* Begin *

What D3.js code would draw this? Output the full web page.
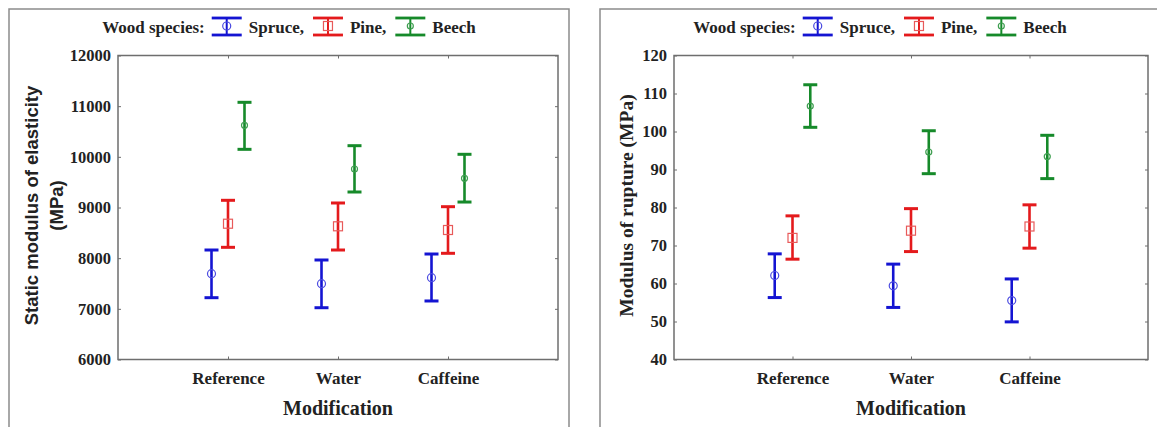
<!DOCTYPE html>
<html>
<head>
<meta charset="utf-8">
<script src="https://cdn.jsdelivr.net/npm/d3@7"></script>
<style>
  html, body { margin: 0; padding: 0; background: #fff; }
  svg { display: block; }
</style>
</head>
<body>
<svg id="chart" width="1157" height="427"></svg>
<script>
// Modification treatments and wood species
const categories = ["Reference", "Water", "Caffeine"];
const species = ["Spruce", "Pine", "Beech"];

// Static modulus of elasticity (MPa): mean and confidence limits
const moeMeanSpruce = [7693, 7496, 7615];
const moeMeanPine   = [8680, 8629, 8556];
const moeMeanBeech  = [10622, 9760, 9576];
const moeLowSpruce  = [7220, 7022, 7155];
const moeLowPine    = [8214, 8161, 8096];
const moeLowBeech   = [10148, 9306, 9108];
const moeHighSpruce = [8161, 7964, 8082];
const moeHighPine   = [9142, 9089, 9016];
const moeHighBeech  = [11076, 10220, 10050];
const moeTicks = [6000, 7000, 8000, 9000, 10000, 11000, 12000];

// Modulus of rupture (MPa): mean and confidence limits
const morMeanSpruce = [62.1, 59.4, 55.5];
const morMeanPine   = [72.0, 73.9, 75.0];
const morMeanBeech  = [106.7, 94.6, 93.4];
const morLowSpruce  = [56.3, 53.7, 49.9];
const morLowPine    = [66.4, 68.4, 69.3];
const morLowBeech   = [101.1, 88.9, 87.6];
const morHighSpruce = [67.8, 65.1, 61.2];
const morHighPine   = [77.8, 79.7, 80.7];
const morHighBeech  = [112.3, 100.2, 99.0];
const morTicks = [40, 50, 60, 70, 80, 90, 100, 110, 120];

const colors = { Spruce: "#1414d2", Pine: "#e41a1c", Beech: "#168a2a" };
const markerColors = { Spruce: "#4a4ae0", Pine: "#e85a5a", Beech: "#3e9e50" };
const offsets = { Spruce: -0.15, Pine: 0, Beech: 0.15 };

const serif = "'Palatino Linotype', 'Book Antiqua', Palatino, 'Liberation Serif', serif";
const sans = "'Liberation Sans', Arial, sans-serif";

function rows(means, lows, highs) {
  return species.flatMap((s, si) => categories.map((c, ci) => ({
    species: s, category: c,
    mean: means[si][ci], low: lows[si][ci], high: highs[si][ci]
  })));
}

const panels = [
  {
    frame: { x0: 9, x1: 569, y0: 9 },
    plot: { left: 118, right: 558, top: 55.5, bottom: 359.5 },
    domain: [6000, 12000], ticks: moeTicks,
    data: rows([moeMeanSpruce, moeMeanPine, moeMeanBeech],
               [moeLowSpruce, moeLowPine, moeLowBeech],
               [moeHighSpruce, moeHighPine, moeHighBeech]),
    title: ["Static modulus of elasticity", "(MPa)"], titleFont: sans, titleSize: 18.5,
    titleX: [31, 56], legendCentre: 289
  },
  {
    frame: { x0: 600, x1: 1170, y0: 9 },
    plot: { left: 674, right: 1148, top: 55.5, bottom: 359.5 },
    domain: [40, 120], ticks: morTicks,
    data: rows([morMeanSpruce, morMeanPine, morMeanBeech],
               [morLowSpruce, morLowPine, morLowBeech],
               [morHighSpruce, morHighPine, morHighBeech]),
    title: ["Modulus of rupture (MPa)"], titleFont: serif, titleSize: 19.5,
    titleX: [626], legendCentre: 880
  }
];

const svg = d3.select("#chart");
svg.append("rect").attr("width", 1157).attr("height", 427).attr("fill", "#fff");

function drawMarker(g, s, x, y) {
  const col = markerColors[s];
  if (s === "Spruce") {
    g.append("circle").attr("cx", x).attr("cy", y).attr("r", 4)
      .attr("fill", "none").attr("stroke", col).attr("stroke-width", 1.2);
  } else if (s === "Pine") {
    g.append("rect").attr("x", x - 4.5).attr("y", y - 4.5).attr("width", 9).attr("height", 9)
      .attr("fill", "none").attr("stroke", col).attr("stroke-width", 1.2);
  } else {
    g.append("circle").attr("cx", x).attr("cy", y).attr("r", 3)
      .attr("fill", "none").attr("stroke", col).attr("stroke-width", 1.2);
  }
}

panels.forEach(p => {
  const g = svg.append("g");
  const { left, right, top, bottom } = p.plot;

  // outer frame (open at the bottom / right edge of the page)
  g.append("path")
    .attr("d", `M${p.frame.x0},440V${p.frame.y0}H${p.frame.x1}V440`)
    .attr("fill", "none").attr("stroke", "#8c8c8c").attr("stroke-width", 1.5);

  const x = d3.scalePoint().domain(categories).range([left, right]).padding(1);
  const y = d3.scaleLinear().domain(p.domain).range([bottom, top]);
  const step = x.step();

  // plot box
  g.append("rect").attr("x", left).attr("y", top)
    .attr("width", right - left).attr("height", bottom - top)
    .attr("fill", "none").attr("stroke", "#6e6e6e").attr("stroke-width", 1.5);

  // axes with inward ticks
  const axisStyle = sel => {
    sel.select(".domain").remove();
    sel.selectAll(".tick line").attr("stroke", "#6e6e6e").attr("stroke-width", 1);
  };
  g.append("g").attr("transform", `translate(0,${bottom})`)
    .call(d3.axisBottom(x).tickSizeInner(-3).tickSizeOuter(0).tickPadding(12))
    .call(axisStyle)
    .call(a => a.selectAll("text").attr("font-family", serif).attr("font-weight", "bold")
      .attr("font-size", 17).attr("fill", "#222"));
  g.append("g").attr("transform", `translate(0,${top})`)
    .call(d3.axisTop(x).tickSizeInner(-3).tickSizeOuter(0).tickFormat(""))
    .call(axisStyle);
  g.append("g").attr("transform", `translate(${left},0)`)
    .call(d3.axisLeft(y).tickValues(p.ticks).tickFormat(d3.format("d"))
      .tickSizeInner(-3).tickSizeOuter(0).tickPadding(7))
    .call(axisStyle)
    .call(a => a.selectAll("text").attr("font-family", serif).attr("font-weight", "bold")
      .attr("font-size", 16.5).attr("fill", "#222"));
  g.append("g").attr("transform", `translate(${right},0)`)
    .call(d3.axisRight(y).tickValues(p.ticks).tickSizeInner(-3).tickSizeOuter(0).tickFormat(""))
    .call(axisStyle);

  // x axis title
  g.append("text").attr("x", (left + right) / 2).attr("y", 408)
    .attr("text-anchor", "middle").attr("dominant-baseline", "central")
    .attr("font-family", serif).attr("font-weight", "bold").attr("font-size", 20)
    .attr("fill", "#222").text("Modification");

  // y axis title
  const cy = (top + bottom) / 2 - 2;
  p.title.forEach((t, i) => {
    g.append("text")
      .attr("transform", `translate(${p.titleX[i]},${cy}) rotate(-90)`)
      .attr("text-anchor", "middle").attr("dominant-baseline", "central")
      .attr("font-family", p.titleFont).attr("font-weight", "bold")
      .attr("font-size", p.titleSize).attr("fill", "#222").text(t);
  });

  // error bars
  const capW = 14;
  p.data.forEach(d => {
    const cx = x(d.category) + offsets[d.species] * step;
    const col = colors[d.species];
    const bg = g.append("g");
    bg.append("line").attr("x1", cx).attr("x2", cx)
      .attr("y1", y(d.high)).attr("y2", y(d.low))
      .attr("stroke", col).attr("stroke-width", 2.6);
    [d.high, d.low].forEach(v => {
      bg.append("line").attr("x1", cx - capW / 2).attr("x2", cx + capW / 2)
        .attr("y1", y(v)).attr("y2", y(v))
        .attr("stroke", col).attr("stroke-width", 3);
    });
    drawMarker(bg, d.species, cx, y(d.mean));
  });

  // legend
  const lg = g.append("g");
  const ly = 27;
  const label = lg.append("text").attr("x", 0).attr("y", ly)
    .attr("dominant-baseline", "central")
    .attr("font-family", serif).attr("font-weight", "bold").attr("font-size", 17)
    .attr("fill", "#222").text("Wood species:");
  let cursor = label.node().getComputedTextLength() + 7;
  species.forEach((s, i) => {
    const sg = lg.append("g");
    const sx = cursor, sw = 30;
    sg.append("line").attr("x1", sx).attr("x2", sx + sw).attr("y1", ly - 9).attr("y2", ly - 9)
      .attr("stroke", colors[s]).attr("stroke-width", 2.8);
    sg.append("line").attr("x1", sx).attr("x2", sx + sw).attr("y1", ly + 8).attr("y2", ly + 8)
      .attr("stroke", colors[s]).attr("stroke-width", 2.8);
    sg.append("line").attr("x1", sx + sw / 2).attr("x2", sx + sw / 2).attr("y1", ly - 9).attr("y2", ly + 8)
      .attr("stroke", colors[s]).attr("stroke-width", 2);
    drawMarker(sg, s, sx + sw / 2, ly - 1);
    cursor += sw + 7;
    const t = lg.append("text").attr("x", cursor).attr("y", ly)
      .attr("dominant-baseline", "central")
      .attr("font-family", serif).attr("font-weight", "bold").attr("font-size", 17)
      .attr("fill", "#222").text(s + (i < species.length - 1 ? "," : ""));
    cursor += t.node().getComputedTextLength() + 9;
  });
  const lw = cursor - 9;
  lg.attr("transform", `translate(${p.legendCentre - lw / 2},0)`);
});
</script>
</body>
</html>
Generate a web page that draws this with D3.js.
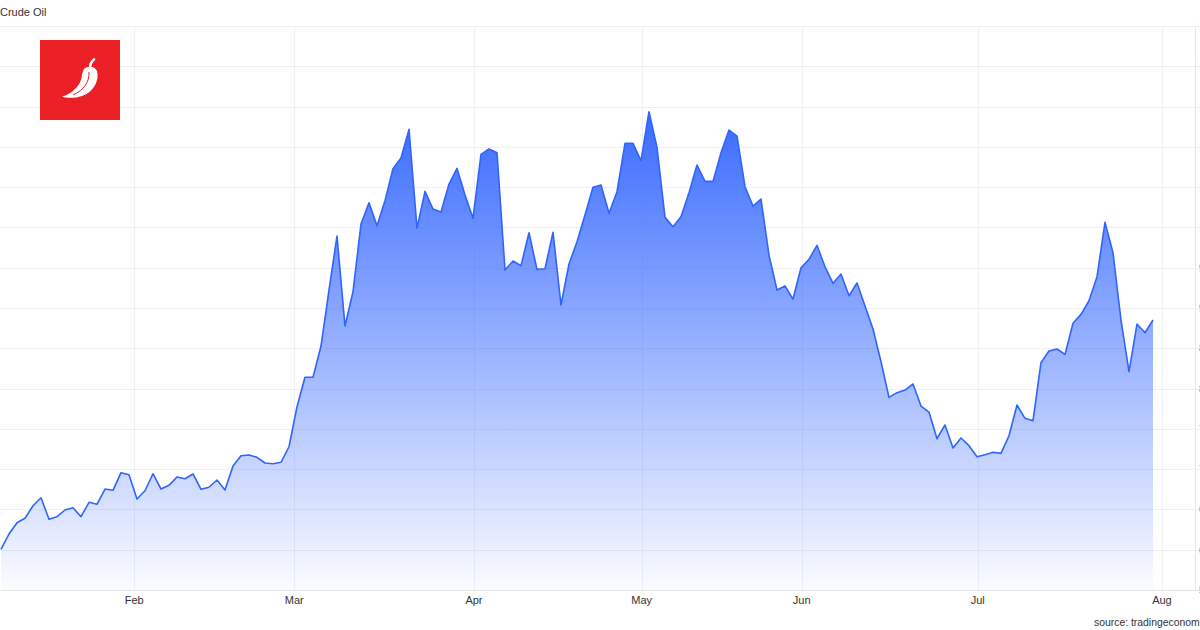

* End *

*EXERCISE DESCRIPTION*
Take the lines from the start of the material to the line with "const moeTicks = [6000, 7000, 8000, 9000, 10000, 11000, 12000];", both included, and transcribe them exactly without the pictures.

*WRITTEN RESPONSE*
What D3.js code would draw this? Output the full web page.
<!DOCTYPE html>
<html>
<head>
<meta charset="utf-8">
<script src="https://cdn.jsdelivr.net/npm/d3@7"></script>
<style>
  html, body { margin: 0; padding: 0; background: #fff; }
  svg { display: block; }
</style>
</head>
<body>
<svg id="chart" width="1157" height="427"></svg>
<script>
// Modification treatments and wood species
const categories = ["Reference", "Water", "Caffeine"];
const species = ["Spruce", "Pine", "Beech"];

// Static modulus of elasticity (MPa): mean and confidence limits
const moeMeanSpruce = [7693, 7496, 7615];
const moeMeanPine   = [8680, 8629, 8556];
const moeMeanBeech  = [10622, 9760, 9576];
const moeLowSpruce  = [7220, 7022, 7155];
const moeLowPine    = [8214, 8161, 8096];
const moeLowBeech   = [10148, 9306, 9108];
const moeHighSpruce = [8161, 7964, 8082];
const moeHighPine   = [9142, 9089, 9016];
const moeHighBeech  = [11076, 10220, 10050];
const moeTicks = [6000, 7000, 8000, 9000, 10000, 11000, 12000];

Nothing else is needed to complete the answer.